Quando os pais ligam avisando que estão vindo, corre esconder em cima do telhado as roupas novas para não serem jogadas fora. Mesmo com tantas evidências de uma vida dupla, acredita que o pai não desconfia de nada, pois a menor desconfiança já seria motivo para uma expulsão de casa. Ele lembra que, quando criança, o pai o batia por ter trejeitos femininos, principalmente quando bebia.

A insegurança se dá também da porta para fora de casa. “Ser drag vai muito além de ir por aí com peruca, maquiagem chamativa e vestido, é um ato político, pois preciso ter muita coragem para sair como o sexo oposto e mostrar para o mundo como eu realmente sou. Não posso sair sozinho. Preciso estar em grupo, com squad, caso contrário apanhamos ou até morremos na rua”.
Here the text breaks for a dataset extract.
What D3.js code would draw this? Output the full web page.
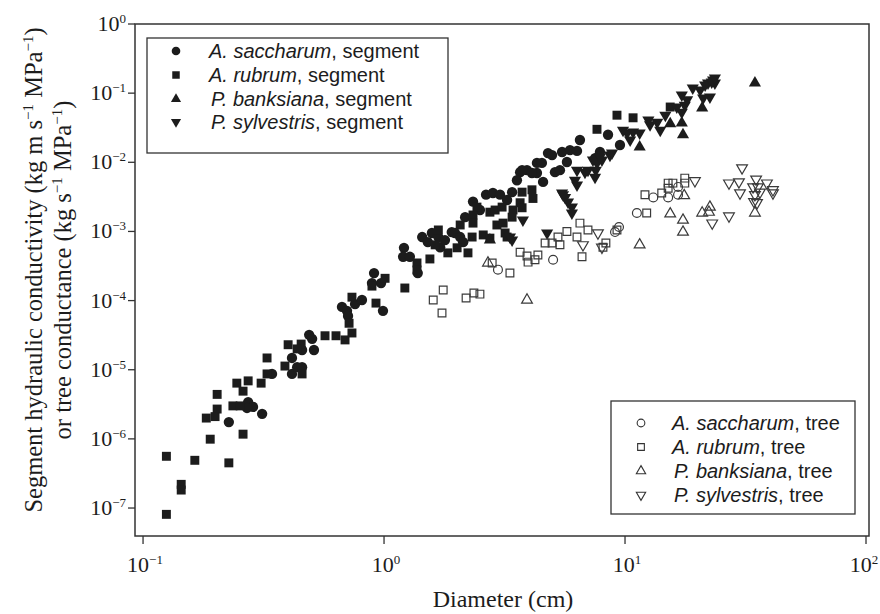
<!DOCTYPE html>
<html lang="en">
<head>
<meta charset="UTF-8">
<title>Conductivity vs diameter</title>
<style>
  body { margin: 0; background: #fff; }
  svg { display: block; }
</style>
</head>
<body>
<script src="https://d3js.org/d3.v7.min.js"></script>
<script>
// [diameter (cm), conductivity]
const saccharumSeg = [[0.227,1.75e-6],[0.273,3.4e-6],[0.286,2.9e-6],[0.27,2.8e-6],[0.312,2.3e-6],[0.343,8.7e-6],[0.415,1.48e-5],[0.415,8.7e-6],[0.436,1.09e-5],[0.457,1.09e-5],[0.489,3.2e-5],[0.503,2.8e-5],[0.512,1.93e-5],[0.457,1.93e-5],[0.669,8.1e-5],[0.702,7.1e-5],[0.709,6.0e-5],[0.758,8.9e-5],[0.81,1.02e-4],[0.909,2.5e-4],[0.891,1.79e-4],[0.972,1.79e-4],[0.99,7.1e-5],[1.21,5.8e-4],[1.2,4.3e-4],[1.28,4.3e-4],[1.38,2.5e-4],[1.44,8.3e-4],[1.58,9.5e-4],[1.68,8.3e-4],[1.71,5.9e-4],[1.79,7.5e-4],[1.52,7.0e-4],[1.91,9.8e-4],[1.97,9.5e-4],[2.07,8.3e-4],[2.13,7.0e-4],[2.17,1.61e-3],[2.5,2.04e-3],[2.65,3.4e-3],[2.34,2.7e-3],[2.83,3.6e-3],[3.03,3.4e-3],[3.24,2.85e-3],[3.4,3.7e-3],[3.67,7.2e-3],[3.92,7.7e-3],[4.31,9.8e-3],[4.52,9.8e-3],[4.31,7.0e-3],[4.57,5.2e-3],[3.56,5.5e-3],[4.79,1.36e-2],[5.48,1.41e-2],[5.91,1.5e-2],[6.32,1.46e-2],[6.5,2.1e-2],[4.98,1.27e-2],[4.11,7.0e-3],[3.74,7.7e-3],[5.12,7.2e-3],[5.37,7.7e-3],[5.74,1.01e-2],[8.5,2.5e-2],[9.53,1.78e-2],[7.87,1.41e-2],[7.51,1.15e-2]];
const rubrumSeg = [[0.125,5.6e-7],[0.144,2.2e-7],[0.144,1.82e-7],[0.164,4.9e-7],[0.125,8.1e-8],[0.183,2.0e-6],[0.203,4.4e-6],[0.203,2.7e-6],[0.199,2.1e-6],[0.19,9.9e-7],[0.227,4.5e-7],[0.26,1.17e-6],[0.245,6.4e-6],[0.26,4.9e-6],[0.273,6.9e-6],[0.309,6.4e-6],[0.327,1.48e-5],[0.327,8.7e-6],[0.388,1.13e-5],[0.40,2.3e-5],[0.236,3.0e-6],[0.253,3.0e-6],[0.453,2.35e-5],[0.436,2.0e-5],[0.457,8.7e-6],[0.569,3.1e-5],[0.632,3.1e-5],[0.689,2.7e-5],[0.736,3.4e-5],[0.736,1.12e-4],[0.716,4.7e-5],[0.926,9.2e-5],[1.01,2.1e-4],[0.891,1.62e-4],[1.22,1.52e-4],[1.37,3.5e-4],[1.37,2.77e-4],[1.55,4.0e-4],[1.68,1.05e-3],[1.63,6.4e-4],[1.84,4.9e-4],[2.07,1.24e-3],[2.01,5.8e-4],[2.23,4.9e-4],[2.32,8.3e-4],[2.34,1.73e-3],[2.43,2.25e-3],[2.34,1.32e-3],[2.58,8.9e-4],[2.75,8.0e-4],[2.94,1.24e-3],[2.75,1.9e-3],[2.89,2.04e-3],[3.09,2.25e-3],[3.4,1.61e-3],[3.43,2.04e-3],[3.67,2.6e-3],[3.74,2.2e-3],[3.74,3.7e-3],[4.11,4.0e-3],[4.15,3.0e-3],[3.24,8.3e-4],[9.26,4.8e-2],[10.8,4.4e-2],[7.65,3.0e-2],[15.4,6.3e-2],[3.12,1.32e-3],[3.18,9.5e-4]];
const banksianaSeg = [[2.75,7.5e-4],[11.5,1.66e-2],[15.4,3.6e-2],[17.2,3.7e-2],[17.4,2.5e-2],[20.9,6.1e-2],[34.6,0.14]];
const sylvestrisSeg = [[3.77,1.46e-3],[3.33,8.3e-4],[3.4,7.5e-4],[4.75,9.5e-4],[5.48,3.6e-3],[5.64,3.1e-3],[5.8,2.66e-3],[6.02,2.25e-3],[6.02,1.85e-3],[6.32,7.7e-3],[6.32,4.7e-3],[7.02,7.7e-3],[7.51,6.1e-3],[7.36,1.08e-2],[7.65,9.8e-3],[7.87,1.19e-2],[8.66,1.27e-2],[10.2,2.65e-2],[10.8,2.74e-2],[11.5,2.65e-2],[10.5,2.1e-2],[12.5,4.1e-2],[13.6,3.8e-2],[14.0,2.9e-2],[12.7,3.5e-2],[16.4,6.3e-2],[17.2,5.3e-2],[17.7,6.7e-2],[18.1,8.0e-2],[17.2,9.4e-2],[20.5,0.111],[22.1,0.14],[23.2,0.155],[23.6,0.14],[22.5,8.8e-2],[21.1,8.5e-2],[19.1,0.119],[21.5,0.131],[22.9,0.145],[23.6,0.166],[9.81,2.9e-2],[6.82,7.2e-3],[6.2,5.5e-3],[5.53,3.4e-3],[8.83,1.36e-2],[8.02,1.08e-2],[7.56,7.7e-3],[14.7,4.8e-2]];

const saccharumTree = [[2.97,2.8e-4],[5.03,3.9e-4],[9.09,9.8e-4],[9.44,1.16e-3],[11.2,1.85e-3],[13.1,3.1e-3],[15.1,3.1e-3],[16.6,3.4e-3],[16.6,4.4e-3]];
const rubrumTree = [[1.76,1.42e-4],[1.6,1.02e-4],[1.74,6.6e-5],[2.19,1.09e-4],[2.36,1.29e-4],[2.5,1.24e-4],[2.81,3.5e-4],[3.33,2.5e-4],[3.67,5.0e-4],[3.92,4.4e-4],[4.23,3.9e-4],[4.35,4.55e-4],[3.96,3.6e-4],[4.66,6.8e-4],[4.98,6.8e-4],[5.27,8.3e-4],[5.74,1.0e-3],[6.5,1.32e-3],[7.02,1.05e-3],[6.32,8.3e-4],[5.37,6.4e-4],[6.63,4.3e-4],[8.33,6.8e-4],[8.1,5.9e-4],[9.26,1.05e-3],[12.3,1.85e-3],[12.1,3.4e-3],[14.2,3.6e-3],[15.1,4.2e-3],[15.1,5.0e-3],[15.8,5.0e-3],[17.7,5.0e-3],[17.7,5.9e-3]];
const banksianaTree = [[2.7,3.5e-4],[3.92,1.02e-4],[11.5,6.4e-4],[15.4,1.8e-3],[17.4,1.46e-3],[17.4,9.8e-4],[20.9,1.85e-3],[22.5,2.25e-3],[34.6,1.85e-3],[17.6,3.3e-3],[22.3,1.9e-3]];
const sylvestrisTree = [[6.69,6.4e-4],[7.72,9.5e-4],[8.02,5.9e-4],[19.5,5.4e-3],[23.0,1.32e-3],[27.0,1.67e-3],[30.6,8.3e-3],[27.0,5.0e-3],[29.7,5.2e-3],[30.0,3.6e-3],[35.0,5.7e-3],[38.8,5.0e-3],[34.0,4.4e-3],[35.6,4.4e-3],[34.6,3.4e-3],[36.3,3.7e-3],[34.3,2.7e-3],[35.3,2.6e-3],[41.1,4.0e-3],[41.1,3.6e-3]];

const species = ["A. saccharum", "A. rubrum", "P. banksiana", "P. sylvestris"];
const xTickExps = [-1, 0, 1, 2];
const yTickExps = [0, -1, -2, -3, -4, -5, -6, -7];

const width = 880, height = 614;
const plot = {left: 135, right: 869, top: 24, bottom: 536};
const serif = "'Liberation Serif', 'Times New Roman', serif";
const sans = "'Liberation Sans', Arial, Helvetica, sans-serif";
const ink = "#1c1c1c";

const x = d3.scaleLog().domain([0.0926, 102.9]).range([plot.left, plot.right]);
const y = d3.scaleLog().domain([3.94e-8, 1]).range([plot.bottom, plot.top]);

const svg = d3.select("body").append("svg")
  .attr("width", width)
  .attr("height", height);

// symbol shapes: circle, square, triangle up, triangle down
const shapes = [
  {type: d3.symbolCircle, rot: 0},
  {type: d3.symbolSquare, rot: 0},
  {type: d3.symbolTriangle, rot: 0},
  {type: d3.symbolTriangle, rot: 180}
];
const filledSize = [84, 80, 64, 64];
const openSize = [62, 60, 50, 50];

const groups = [
  {data: saccharumSeg, shape: 0, filled: true},
  {data: rubrumSeg, shape: 1, filled: true},
  {data: banksianaSeg, shape: 2, filled: true},
  {data: sylvestrisSeg, shape: 3, filled: true},
  {data: saccharumTree, shape: 0, filled: false},
  {data: rubrumTree, shape: 1, filled: false},
  {data: banksianaTree, shape: 2, filled: false},
  {data: sylvestrisTree, shape: 3, filled: false}
];

function symbolPath(shape, filled, scale) {
  const s = (filled ? filledSize : openSize)[shape] * (scale || 1);
  return d3.symbol().type(shapes[shape].type).size(s)();
}

// frame
svg.append("rect")
  .attr("x", plot.left).attr("y", plot.top)
  .attr("width", plot.right - plot.left).attr("height", plot.bottom - plot.top)
  .attr("fill", "none").attr("stroke", "#333").attr("stroke-width", 1.5);

// points
groups.forEach(g => {
  svg.append("g")
    .selectAll("path")
    .data(g.data)
    .join("path")
    .attr("d", symbolPath(g.shape, g.filled))
    .attr("transform", d => `translate(${x(d[0])},${y(d[1])}) rotate(${shapes[g.shape].rot})`)
    .attr("fill", g.filled ? ink : "none")
    .attr("stroke", g.filled ? "none" : "#3a3a3a")
    .attr("stroke-width", 1.2);
});

// x ticks
const xt = svg.append("g");
xt.selectAll("line").data(xTickExps).join("line")
  .attr("x1", e => x(10 ** e)).attr("x2", e => x(10 ** e))
  .attr("y1", plot.bottom).attr("y2", plot.bottom + 8)
  .attr("stroke", "#333").attr("stroke-width", 1.3);
const xl = xt.selectAll("text").data(xTickExps).join("text")
  .attr("x", (e, i) => x(10 ** e) + (i === xTickExps.length - 1 ? -2 : 2)).attr("y", 572)
  .attr("text-anchor", "middle")
  .attr("font-family", serif).attr("font-size", 22).attr("fill", ink);
xl.append("tspan").text("10");
xl.append("tspan").attr("dy", -8).attr("font-size", 13).text(e => e < 0 ? "\u2212" + (-e) : e);

// y ticks
const yt = svg.append("g");
yt.selectAll("line").data(yTickExps).join("line")
  .attr("x1", plot.left - 7).attr("x2", plot.left)
  .attr("y1", e => y(10 ** e)).attr("y2", e => y(10 ** e))
  .attr("stroke", "#333").attr("stroke-width", 1.3);
const yl = yt.selectAll("text").data(yTickExps).join("text")
  .attr("x", plot.left - 9).attr("y", e => y(10 ** e) + 7)
  .attr("text-anchor", "end")
  .attr("font-family", serif).attr("font-size", 22).attr("fill", ink);
yl.append("tspan").text("10");
yl.append("tspan").attr("dy", -8).attr("font-size", 13).text(e => e < 0 ? "\u2212" + (-e) : e);

// axis titles
svg.append("text")
  .attr("x", 503).attr("y", 607)
  .attr("text-anchor", "middle")
  .attr("font-family", serif).attr("font-size", 24).attr("fill", ink)
  .text("Diameter (cm)");

function titleLine(parent, cx, parts) {
  const t = parent.append("text")
    .attr("transform", `translate(${cx},270) rotate(-90)`)
    .attr("text-anchor", "middle")
    .attr("font-family", serif).attr("font-size", 24.5).attr("fill", ink);
  parts.forEach(p => {
    if (p.sup) {
      t.append("tspan").attr("dy", -9).attr("font-size", 15).text(p.text);
    } else {
      t.append("tspan").attr("dy", p.after ? 9 : 0).text(p.text);
    }
  });
}
titleLine(svg, 42, [
  {text: "Segment hydraulic conductivity (kg m s"},
  {text: "\u22121", sup: true},
  {text: " MPa", after: true},
  {text: "\u22121", sup: true},
  {text: ")", after: true}
]);
titleLine(svg, 71, [
  {text: "or tree conductance (kg s"},
  {text: "\u22121", sup: true},
  {text: " MPa", after: true},
  {text: "\u22121", sup: true},
  {text: ")", after: true}
]);

// legends
function legend(box, rowY, markX, textX, filled, suffix) {
  const lg = svg.append("g");
  lg.append("rect")
    .attr("x", box[0]).attr("y", box[1])
    .attr("width", box[2] - box[0]).attr("height", box[3] - box[1])
    .attr("fill", "#fff").attr("stroke", "#333").attr("stroke-width", 1.3);
  const rows = lg.selectAll("g").data(species).join("g")
    .attr("transform", (d, i) => `translate(0,${rowY[i]})`);
  rows.append("path")
    .attr("d", (d, i) => symbolPath(i, filled, filled ? 0.7 : 0.75))
    .attr("transform", (d, i) => `translate(${markX},0) rotate(${shapes[i].rot})`)
    .attr("fill", filled ? ink : "none")
    .attr("stroke", filled ? "none" : "#333")
    .attr("stroke-width", 1.1);
  const txt = rows.append("text")
    .attr("x", (d, i) => textX + (i >= 2 ? 2 : 0)).attr("y", 7)
    .attr("font-family", sans).attr("font-size", 20).attr("fill", ink);
  txt.append("tspan").attr("font-style", "italic").text(d => d);
  txt.append("tspan").text(", " + suffix);
}
legend([147, 38, 448, 153], [51, 75, 99, 122], 176, 209, true, "segment");
legend([611, 401, 855, 514], [423, 447, 471, 495], 641, 672, false, "tree");
</script>
</body>
</html>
Conheceu outras drags quando começou a sair para lugares onde elas estão em Ponta Grossa, e fazer amizades com elas ajudou em diversos aspectos a se encontrar na vida, como se comportar, usar as roupas, além do companheirismo que uma dá a outra, principalmente quando estão na rua.

Angel já teve que correr na rua para se proteger, principalmente quando precisa pegar ônibus montada de volta para a casa, e vira a atração dos lugares por onde passa, pois a peruca vermelha e o salto chamam muito a atenção. A drag garante não se sentir confortável quando está montado e anda nas ruas, pois os olhares a incomodam.

Para se dedicar exclusivamente à arte drag, Cesar pensa em sair do trabalho no escritório. Não saiu antes porque é o que lhe dá o sustento, porém não é algo que quer fazer para a vida inteira, pois não se vê o resto da vida nesse trabalho. Ele deseja se mudar para uma cidade maior e continuar com a arte que lhe atrai.

Para ele, se montar é algo inexplicável: “é ter prazer e sentir-se completo e realizado como nenhuma outra coisa”.  Mesmo que tenha que enfrentar sua família e a sociedade, para ele esta decisão não tem a ver com identidade de gênero ou aceitação do corpo, mas sim com a busca por se sentir realizado.